United Technologies Corp. earned $5 billion in after-tax profits last year. Today the company said it would keep 800 jobs at its Indianapolis Carrier furnace plant in place after the state of Indiana agreed to give the company $7 million toward a $16 million upgrade, instead of moving the works to Mexico.

The company, a major U.S. defense contractor, is also expecting President Trump to make good on a proposal to cut United Technologies taxes on its foreign profits, which could save the company (and cost the government) hundreds of millions of dollars.

DuPont Co. and Dow Chemical Co., which plan to merge, earned more than $6 billion in after-tax profits last year. On Tuesday the New Castle County (Del.) council agreed to pay the company $7.5 million over the next three years in exchange for keeping their scaled-down headquarters offices and research center in Delaware instead of moving much of the operation to Indiana, or Iowa.

That's in addition to newly-passed Delaware corporate tax cuts, also enacted to keep what's left of DuPont in-state, which are blowing a hole in the state budget.

Should taxpayers have to give big corporations money to keep them from moving jobs out of state? "It would be my preference for the state not to have to be in the business of incentives," Delaware Gov. Jack Markell told me in an interview last week.

"We would be so much better off investing the money in workforce development, and quality of life," said Markell. "That's how we ought to compete" -- with projects that could benefit Delaware's employers and its current and future workforce -- instead of having to weigh program cuts and tax hikes, as he is having to do for his final lame-duck budget next month, to accomodate corporate grants and tax breaks.

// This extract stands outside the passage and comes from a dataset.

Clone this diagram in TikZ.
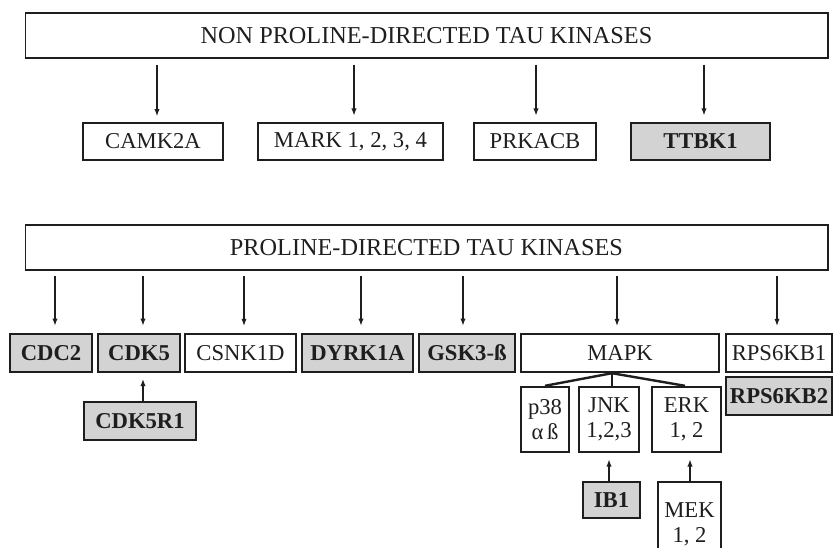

"But I'm not prepared to compete with my arms tied behind my back," Markell added.

"I knew where DuPont could go in Indiana and Iowa. I knew JPMorgan Chase could go to Columbus, Ohio or Phoenix, Arizona" instead of setting up its 1,800-person tech center at the former AstraZeneca South campus, with state support.

"The leverage has certainly shifted to the employers, big or small. You have to differentiate yourself, particularly when you're a small state, with a can-do attitude," Markell concluded.

And, in Obama's -- soon to be Trump's -- America, that can mean giving some of the people's millions away, to companies that count their profits in the billions.